Assessment of reliability intervals under input distributions with uncertain parameters

Structural and mechanical reliability analysis often face the problem that probability distributions of the input variables are known with imprecision. This latter is normally specified by intervals of variation of their parameters. Leaving aside a crude Monte Carlo simulation consisting this case in estimating the failure probability for several sets of random realizations of the input distributions, there are no parsimonious methods for solving this problem in the general case of several interval parameters per distribution. In this paper a method intended to fill this gap is proposed. It is based on a property of the reliability plot recently proposed by the author [Hurtado, Dimensionality reduction and visualization of structural reliability problems using polar features.
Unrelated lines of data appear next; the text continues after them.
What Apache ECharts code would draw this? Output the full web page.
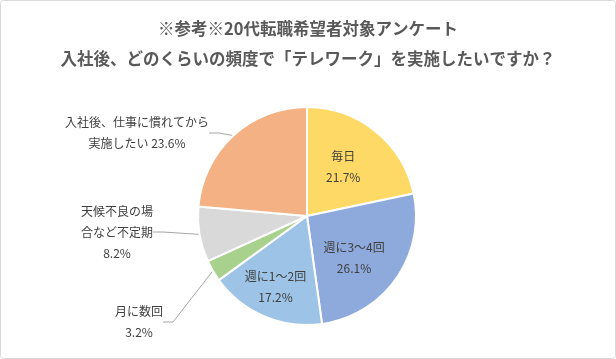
<!DOCTYPE html>
<html><head><meta charset="utf-8">
<script src="https://cdn.jsdelivr.net/npm/echarts@6/dist/echarts.min.js"></script>
<style>html,body{margin:0;padding:0;background:#fff}#c{width:616px;height:359px}</style>
</head><body><div id="c"></div>
<script>
const titleLines = ['※参考※20代転職希望者対象アンケート', '入社後、どのくらいの頻度で「テレワーク」を実施したいですか？'];
const categories = ['毎日', '週に3～4回', '週に1～2回', '月に数回', '天候不良の場合など不定期', '入社後、仕事に慣れてから実施したい'];
const labelTexts = ['毎日\n21.7%', '週に3～4回\n26.1%', '週に1～2回\n17.2%', '月に数回\n3.2%', '天候不良の場\n合など不定期\n8.2%', '入社後、仕事に慣れてから\n実施したい 23.6%'];
const values = [21.7, 26.1, 17.2, 3.2, 8.2, 23.6];
const colors = ['#FFD966', '#8EA9DB', '#9DC3E6', '#A9D18E', '#D9D9D9', '#F4B183'];
const inside = [true, true, true, false, false, false];
const outsideLabelPos = {3: [139, 322], 4: [117, 232], 5: [137, 133]};
const insideShift = {0: [0, -4], 1: [0, 9], 2: [-9, 18]};

const chart = echarts.init(document.getElementById('c'));
chart.setOption({
  animation: false,
  graphic: [{type: 'rect', shape: {x: 0.5, y: 0.5, width: 615, height: 358, r: 3}, style: {fill: 'none', stroke: '#d9d9d9', lineWidth: 1}, z: -1}],
  title: {
    text: titleLines.join('\n'), left: 'center', top: 9,
    textStyle: {fontFamily: 'Noto Sans CJK JP', fontSize: 16.5, fontWeight: 'bold', color: '#595959', lineHeight: 30}
  },
  series: [{
    type: 'pie', center: [307, 216], radius: 109, startAngle: 90, clockwise: true,
    itemStyle: {borderColor: '#fff', borderWidth: 2},
    label: {fontFamily: 'Noto Sans CJK JP', fontSize: 12, color: '#404040', lineHeight: 21},
    labelLine: {lineStyle: {color: '#a6a6a6', width: 1}, length: 15, length2: 10},
    labelLayout: function (p) {
      const pos = outsideLabelPos[p.dataIndex];
      if (pos) return {x: pos[0], y: pos[1], align: 'center', verticalAlign: 'middle'};
      const s = insideShift[p.dataIndex];
      if (s) return {dx: s[0], dy: s[1]};
      return {};
    },
    data: categories.map((c, i) => ({
      name: c, value: values[i],
      itemStyle: {color: colors[i]},
      label: {show: true, position: inside[i] ? 'inside' : 'outside', formatter: labelTexts[i], align: 'center'},
      labelLine: {show: !inside[i]}
    }))
  }]
});
</script></body></html>
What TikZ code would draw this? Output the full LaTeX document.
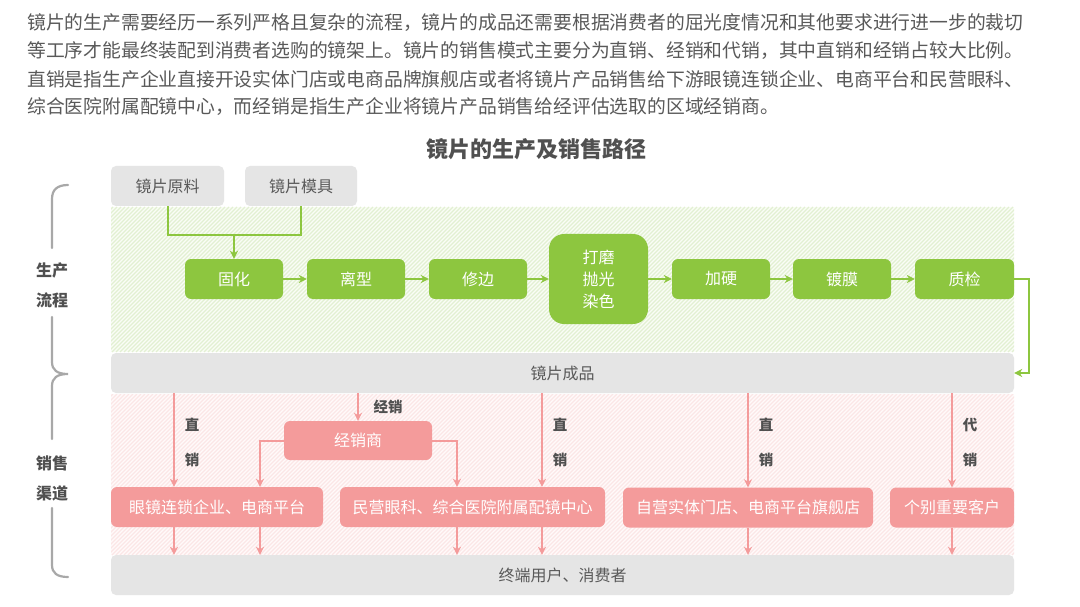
\documentclass[tikz,border=0pt]{standalone}
\usepackage{fontspec}
\setmainfont{Noto Sans CJK SC}
\usetikzlibrary{arrows.meta}
\definecolor{lgreen}{HTML}{8DC63F}
\definecolor{lpink}{HTML}{F49B9B}
\definecolor{boxgrey}{HTML}{E5E5E5}
\definecolor{txtgrey}{HTML}{595959}
\definecolor{lblgrey}{HTML}{505050}
\definecolor{bracegrey}{HTML}{A8A8A8}
\definecolor{greenbg}{HTML}{FAFDF6}
\definecolor{greenhatch}{HTML}{E2F0D2}
\definecolor{pinkbg}{HTML}{FFFAFA}
\definecolor{pinkhatch}{HTML}{FBE6E6}
\tikzset{
  greybox/.style={fill=boxgrey, rounded corners=5pt, text=txtgrey, inner sep=0pt,
    font=\fontsize{16}{19}\selectfont},
  greenbox/.style={fill=lgreen, rounded corners=6pt, text=white, inner sep=0pt,
    minimum width=98pt, minimum height=40pt, font=\fontsize{16}{19}\selectfont},
  pinkbox/.style={fill=lpink, rounded corners=6pt, text=white, inner sep=0pt,
    minimum height=40pt, font=\fontsize{16}{19}\selectfont},
  garrow/.style={draw=lgreen, line width=2pt, -{Stealth[length=8pt,width=8pt,inset=2.5pt]}},
  gline/.style={draw=lgreen, line width=2pt},
  parrow/.style={draw=lpink, line width=2pt, -{Stealth[length=8pt,width=8pt,inset=2.5pt]}},
  para/.style={anchor=west, text=txtgrey, inner sep=0pt, font=\fontsize{18.8}{22}\selectfont},
  lbl/.style={text=lblgrey, inner sep=0pt, font=\bfseries\fontsize{14.5}{17}\selectfont},
  sidelbl/.style={text=lblgrey, inner sep=0pt, font=\bfseries\fontsize{16}{19}\selectfont},
  brace/.style={draw=bracegrey, line width=2.2pt, line cap=round}
}
\begin{document}
\begin{tikzpicture}[x=1pt,y=-1pt]
\useasboundingbox (0,0) rectangle (1080,607);
\fill[white] (0,0) rectangle (1080,607);

% paragraph
\node[para] (p1) at (27,23) {镜片的生产需要经历一系列严格且复杂的流程，镜片的成品还需要根据消费者的屈光度情况和其他要求进行进一步的裁切};
\node[para] (p2) at (27,51) {等工序才能最终装配到消费者选购的镜架上。镜片的销售模式主要分为直销、经销和代销，其中直销和经销占较大比例。};
\node[para] (p3) at (27,79) {直销是指生产企业直接开设实体门店或电商品牌旗舰店或者将镜片产品销售给下游眼镜连锁企业、电商平台和民营眼科、};
\node[para] (p4) at (27,107) {综合医院附属配镜中心，而经销是指生产企业将镜片产品销售给经评估选取的区域经销商。};

% title
\node[text=lblgrey, font=\bfseries\fontsize{22}{26}\selectfont] (title) at (536,149) {镜片的生产及销售路径};

% hatched regions
\begin{scope}
\clip (111,207) rectangle (1014,352);
\fill[greenbg] (111,207) rectangle (1014,352);
\foreach \i in {-40,-36,...,1016} \draw[greenhatch, line width=1.1pt] (\i,352) -- ++(145,-145);
\end{scope}
\begin{scope}
\clip (111,394) rectangle (1014,555);
\fill[pinkbg] (111,394) rectangle (1014,555);
\foreach \i in {-60,-56,...,1016} \draw[pinkhatch, line width=1.1pt] (\i,555) -- ++(161,-161);
\end{scope}

% top grey boxes
\node[greybox, minimum width=113pt, minimum height=40pt] (yl) at (167.5,186) {镜片原料};
\node[greybox, minimum width=112pt, minimum height=40pt] (mj) at (301,186) {镜片模具};

% production steps
\node[greenbox] (gh) at (234,279) {固化};
\node[greenbox] (lx) at (356,279) {离型};
\node[greenbox] (xb) at (478,279) {修边};
\node[greenbox, minimum width=99pt, minimum height=90pt, rounded corners=15pt, align=center,
  font=\fontsize{16}{22}\selectfont] (dm) at (598.5,279) {打磨\\抛光\\染色};
\node[greenbox] (jy) at (721,279) {加硬};
\node[greenbox] (dmo) at (842,279) {镀膜};
\node[greenbox, minimum width=99pt] (zj) at (964.5,279) {质检};

% finished product bar and end bar
\node[greybox, minimum width=903pt, minimum height=40pt] (cp) at (562.5,373) {镜片成品};
\node[greybox, minimum width=903pt, minimum height=40pt] (zd) at (562.5,575) {终端用户、消费者};

% green connectors
\coordinate (j) at (234,235);
\draw[gline] (yl.south) |- (j) -| (mj.south);
\draw[garrow] (j) -- (gh.north);
\draw[garrow] (gh.east) -- (lx.west);
\draw[garrow] (lx.east) -- (xb.west);
\draw[garrow] (xb.east) -- (dm.west);
\draw[garrow] (dm.east) -- (jy.west);
\draw[garrow] (jy.east) -- (dmo.west);
\draw[garrow] (dmo.east) -- (zj.west);
\draw[garrow] (zj.east) -- ++(15,0) |- (cp.east);

% sales boxes
\node[pinkbox, minimum width=212pt] (b1) at (217,507) {眼镜连锁企业、电商平台};
\node[pinkbox, minimum width=265pt] (b2) at (472.5,507) {民营眼科、综合医院附属配镜中心};
\node[pinkbox, minimum width=250pt] (b3) at (748,507.5) {自营实体门店、电商平台旗舰店};
\node[pinkbox, minimum width=124pt] (b4) at (952,507.5) {个别重要客户};
\node[pinkbox, minimum width=148pt, minimum height=39pt] (jxs) at (358,440.5) {经销商};

% arrow x positions
\coordinate (a1) at (174,0);
\coordinate (a2) at (260,0);
\coordinate (a3) at (457,0);
\coordinate (a4) at (542,0);
\coordinate (a5) at (748,0);
\coordinate (a6) at (952,0);

% from finished product
\draw[parrow] (a1 |- cp.south) -- (a1 |- b1.north);
\draw[parrow] (jxs.north |- cp.south) -- (jxs.north);
\draw[parrow] (a4 |- cp.south) -- (a4 |- b2.north);
\draw[parrow] (a5 |- cp.south) -- (a5 |- b3.north);
\draw[parrow] (a6 |- cp.south) -- (a6 |- b4.north);
% from distributor
\draw[parrow] (jxs.west) -| (a2 |- b1.north);
\draw[parrow] (jxs.east) -| (a3 |- b2.north);
% to end users
\draw[parrow] (a1 |- b1.south) -- (a1 |- zd.north);
\draw[parrow] (a2 |- b1.south) -- (a2 |- zd.north);
\draw[parrow] (a3 |- b2.south) -- (a3 |- zd.north);
\draw[parrow] (a4 |- b2.south) -- (a4 |- zd.north);
\draw[parrow] (a5 |- b3.south) -- (a5 |- zd.north);
\draw[parrow] (a6 |- b4.south) -- (a6 |- zd.north);

% channel labels
\node[lbl] (l1a) at (192,425) {直};
\node[lbl] (l1b) at (192,460) {销};
\node[lbl] (l2) at (388,407) {经销};
\node[lbl] (l3a) at (560,425) {直};
\node[lbl] (l3b) at (560,460) {销};
\node[lbl] (l4a) at (766,425) {直};
\node[lbl] (l4b) at (766,460) {销};
\node[lbl] (l5a) at (970,425) {代};
\node[lbl] (l5b) at (970,460) {销};

% left braces and labels
\draw[brace] (68,185) .. controls (57,185) and (52,190) .. (52,199) -- (52,248);
\draw[brace] (52,317) -- (52,362) .. controls (52,370) and (57,374) .. (68,374)
  .. controls (57,374) and (52,378) .. (52,386) -- (52,439);
\draw[brace] (52,508) -- (52,565) .. controls (52,573) and (57,577) .. (68,577);
\node[sidelbl] (s1) at (52,270) {生产};
\node[sidelbl] (s2) at (52,300) {流程};
\node[sidelbl] (s3) at (52,463) {销售};
\node[sidelbl] (s4) at (52,493) {渠道};
\end{tikzpicture}
\end{document}
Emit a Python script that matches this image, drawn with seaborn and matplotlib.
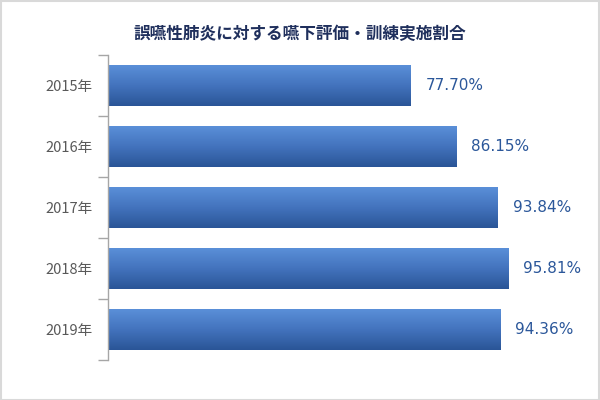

Probabilistic Engineering Mechanics, 29 (2012) 16–31], namely the fact that the order statistics of any function of the input random variables, used for building a limit state function, is concealed in the plot. This property, which is demonstrated herein, is used for the development of numerical methods for interval or reliability analysis, as well as for their combination for the estimation of the reliability interval. The ordering property of the plot assures that the lowest and largest values of the failure probability derives from samples contained in two small sets of realizations of the input distribution parameters located in specific plot sectors. The application of the proposed methodology is illustrated with examples that demonstrate its rigorousness, simplicity and accuracy.

► A method for reliability analysis with uncertain distributions is proposed.
► The number of parameters per distribution is unrestricted.
► Numerical methods for interval and reliability analysis on the reliability plot are proposed.
► The samples for estimating the reliability bounds are easily selected from the plot.
► SORM approximations are used for defining sample selection equations.